Although he ruled that the Thema witness statements retained their privileged status, despite being served, the Judge did make one exception. Highlighting how nuanced and complex this area can be, Mr Justice Twomey decided that one of the witness statements had been placed in the public arena during trial and therefore privilege had been lost. Due to the fact that counsel had quoted from one of the statements at length and verbatim in submissions and cross-examination of other witnesses in the Thema proceedings, he placed that particular statement in a different category and ordered disclosure.


The Caymanian judiciary has prioritised access to justice and openness for the past several years. Many recent decisions reflect that priority and this is no exception.
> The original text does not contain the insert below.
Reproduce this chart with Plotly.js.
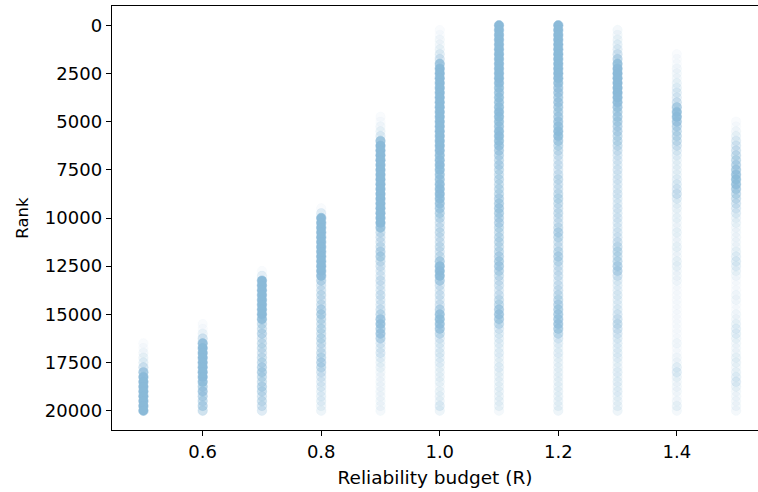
<!DOCTYPE html>
<html>
<head>
<meta charset="utf-8">
<script src="https://cdn.plot.ly/plotly-3.0.1.min.js"></script>
<style>
  html, body { margin: 0; padding: 0; background: #fff; }
  #chart { width: 758px; height: 492px; }
</style>
</head>
<body>
<div id="chart"></div>
<script>
// Reliability budgets on the x axis
const budgets = [0.5, 0.6, 0.7, 0.8, 0.9, 1.0, 1.1, 1.2, 1.3, 1.4, 1.5];

// Rank bins (width 250) on the y axis
const rankBins = [
  0, 250, 500, 750, 1000, 1250, 1500, 1750, 2000, 2250,
  2500, 2750, 3000, 3250, 3500, 3750, 4000, 4250, 4500, 4750,
  5000, 5250, 5500, 5750, 6000, 6250, 6500, 6750, 7000, 7250,
  7500, 7750, 8000, 8250, 8500, 8750, 9000, 9250, 9500, 9750,
  10000, 10250, 10500, 10750, 11000, 11250, 11500, 11750, 12000, 12250,
  12500, 12750, 13000, 13250, 13500, 13750, 14000, 14250, 14500, 14750,
  15000, 15250, 15500, 15750, 16000, 16250, 16500, 16750, 17000, 17250,
  17500, 17750, 18000, 18250, 18500, 18750, 19000, 19250, 19500, 19750,
  20000
];

// Number of runs landing in each rank bin, one array per budget
const runsR050 = [
  0,0,0,0,0,0,0,0,0,0, 0,0,0,0,0,0,0,0,0,0, 0,0,0,0,0,0,0,0,0,0,
  0,0,0,0,0,0,0,0,0,0, 0,0,0,0,0,0,0,0,0,0, 0,0,0,0,0,0,0,0,0,0,
  0,0,0,0,0,0,1,1,2,3, 4,8,25,60,100,100,100,100,100,100, 100
];
const runsR060 = [
  0,0,0,0,0,0,0,0,0,0, 0,0,0,0,0,0,0,0,0,0, 0,0,0,0,0,0,0,0,0,0,
  0,0,0,0,0,0,0,0,0,0, 0,0,0,0,0,0,0,0,0,0, 0,0,0,0,0,0,0,0,0,0,
  0,0,1,1,3,8,40,100,100,100, 100,100,100,100,40,18,25,15,12,15, 10
];
const runsR070 = [
  0,0,0,0,0,0,0,0,0,0, 0,0,0,0,0,0,0,0,0,0, 0,0,0,0,0,0,0,0,0,0,
  0,0,0,0,0,0,0,0,0,0, 0,0,0,0,0,0,0,0,0,0, 0,1,4,100,100,100,100,100,100,100,
  100,40,12,10,14,8,10,10,8,10, 12,15,18,12,10,14,12,8,10,8, 6
];
const runsR080 = [
  0,0,0,0,0,0,0,0,0,0, 0,0,0,0,0,0,0,0,0,0, 0,0,0,0,0,0,0,0,0,0,
  0,0,0,0,0,0,0,0,1,5, 100,100,100,100,100,100,100,100,100,100, 100,100,50,15,8,8,10,8,10,15,
  18,12,10,12,10,12,10,8,10,12, 15,12,8,6,5,5,4,4,4,3, 3
];
const runsR090 = [
  0,0,0,0,0,0,0,0,0,0, 0,0,0,0,0,0,0,0,0,1, 1,2,3,5,30,100,100,100,100,100,
  100,100,100,100,100,100,100,100,100,100, 100,100,30,10,8,8,10,15,18,10, 8,6,6,8,6,6,8,6,6,8,
  12,25,30,20,25,15,6,5,6,4, 3,3,2,2,2,2,2,2,2,2, 2
];
const runsR100 = [
  0,1,1,2,2,3,5,8,30,100, 100,100,100,100,100,100,100,100,100,100, 100,100,100,100,100,100,60,40,45,60,
  45,30,30,40,45,50,40,30,22,16, 12,8,8,10,8,8,10,8,10,20, 45,60,50,20,8,6,8,6,8,15,
  30,35,30,25,12,6,5,4,5,4, 4,3,3,3,3,2,3,3,3,5, 3
];
const runsR110 = [
  100,100,100,100,100,100,100,100,100,100, 100,100,50,35,30,35,30,35,50,45, 35,30,45,50,35,30,20,15,12,15,
  12,10,12,10,12,12,15,18,20,18, 15,15,12,10,12,12,10,12,15,18, 20,15,10,8,8,6,8,10,12,20,
  25,20,12,6,5,4,4,3,4,3, 3,4,3,3,3,3,3,3,3,3, 2
];
const runsR120 = [
  100,100,100,100,100,100,100,100,100,100, 100,60,35,25,25,20,25,20,18,20, 25,30,40,35,20,12,10,8,6,8,
  6,8,10,8,8,10,12,10,8,10, 8,8,10,15,12,8,8,12,15,12, 8,8,8,6,8,8,10,12,15,18,
  20,22,25,20,12,6,4,3,4,3, 3,3,3,3,3,3,3,3,3,3, 3
];
const runsR130 = [
  0,2,2,3,4,5,8,15,35,60, 90,90,90,90,90,60,40,25,18,20, 18,15,15,12,12,10,8,6,6,5,
  6,5,6,5,5,6,5,5,6,5, 6,5,5,6,6,8,10,12,10,12, 15,15,8,5,4,4,5,4,4,5,
  6,8,10,8,6,5,4,4,4,4, 3,3,4,3,4,3,4,3,3,3, 3
];
const runsR140 = [
  0,0,0,0,0,0,1,1,1,2, 2,2,3,4,5,5,8,20,40,45, 25,15,12,12,10,8,5,4,3,3,
  3,3,4,5,6,8,5,3,3,2, 3,2,2,3,2,2,3,2,2,3, 3,2,2,2,1,1,1,1,1,1,
  1,1,1,1,1,1,2,1,1,2, 2,4,5,3,2,2,2,1,2,3, 2
];
const runsR150 = [
  0,0,0,0,0,0,0,0,0,0, 0,0,0,0,0,0,0,0,0,0, 1,1,2,3,5,6,8,10,12,15,
  20,30,35,30,20,12,10,8,6,5, 3,3,2,2,2,2,2,3,4,5, 4,3,2,1,1,1,2,2,1,1,
  2,2,3,4,4,3,2,2,2,3, 3,2,3,4,5,3,2,2,2,2, 2
];

const runsByBudget = [runsR050, runsR060, runsR070, runsR080, runsR090, runsR100,
                      runsR110, runsR120, runsR130, runsR140, runsR150];

// Each marker is one translucent dot; stacked runs in a bin deepen its tint
const DOT_RGB = '138,185,216';
const DOT_ALPHA = 0.05;

const traces = budgets.map(function (b, k) {
  const runs = runsByBudget[k];
  const xs = [], ys = [], cols = [];
  rankBins.forEach(function (r, i) {
    const n = runs[i];
    if (n > 0) {
      xs.push(b);
      ys.push(r);
      const a = 1 - Math.pow(1 - DOT_ALPHA, n);
      cols.push('rgba(' + DOT_RGB + ',' + a.toFixed(4) + ')');
    }
  });
  return {
    type: 'scatter',
    mode: 'markers',
    x: xs,
    y: ys,
    hoverinfo: 'skip',
    showlegend: false,
    marker: {
      symbol: 'circle',
      size: 9.5,
      color: cols,
      line: { width: 0.5, color: cols }
    }
  };
});

const tickFont = { family: 'DejaVu Sans, sans-serif', size: 18, color: '#000' };
const xTitleFont = { family: 'DejaVu Sans, sans-serif', size: 18.5, color: '#000' };
const yTitleFont = { family: 'DejaVu Sans, sans-serif', size: 16.5, color: '#000' };

const layout = {
  width: 758,
  height: 492,
  margin: { l: 112, r: 0, t: 6, b: 62 },
  paper_bgcolor: '#fff',
  plot_bgcolor: '#fff',
  font: tickFont,
  xaxis: {
    range: [0.447, 1.537],
    tickvals: [0.6, 0.8, 1.0, 1.2, 1.4],
    ticktext: ['0.6', '0.8', '1.0', '1.2', '1.4'],
    ticks: 'outside',
    ticklen: 5,
    tickwidth: 1,
    tickcolor: '#000',
    showline: true,
    linecolor: '#000',
    linewidth: 1.3,
    mirror: true,
    showgrid: false,
    zeroline: false,
    tickfont: tickFont,
    title: { text: 'Reliability budget (R)', font: xTitleFont, standoff: 10 }
  },
  yaxis: {
    range: [21000, -1000],
    tickvals: [0, 2500, 5000, 7500, 10000, 12500, 15000, 17500, 20000],
    ticktext: ['0', '2500', '5000', '7500', '10000', '12500', '15000', '17500', '20000'],
    ticks: 'outside',
    ticklen: 5,
    tickwidth: 1,
    tickcolor: '#000',
    showline: true,
    linecolor: '#000',
    linewidth: 1.3,
    showgrid: false,
    zeroline: false,
    tickfont: tickFont,
    title: { text: 'Rank', font: yTitleFont, standoff: 12 }
  }
};

Plotly.newPlot('chart', traces, layout, { staticPlot: true, displayModeBar: false });
</script>
</body>
</html>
For example, in a bid to increase transparency, the Cayman court has decided to publish written reasons even in circumstances where parties have settled disputes in the period between the conclusion of the hearing and a judgment being handed down. Therefore, it is perhaps unsurprising that the CICA would form the view that the public interest in ensuring that parties are not prejudiced in conducting litigation does not outweigh the public interest in full transparency.

On either approach, witnesses may of course discuss their evidence with lawyers and revise their statement in the knowledge that any such preliminary steps are privileged. However, at the time of service, even if the proceedings are settled, parties must be conscious that the evidence their witnesses give may have lost privileged status and may be used elsewhere in future.

Prior to joining Conyers, Jonathon Milne acted for Primeo in the CICA proceedings discussed above.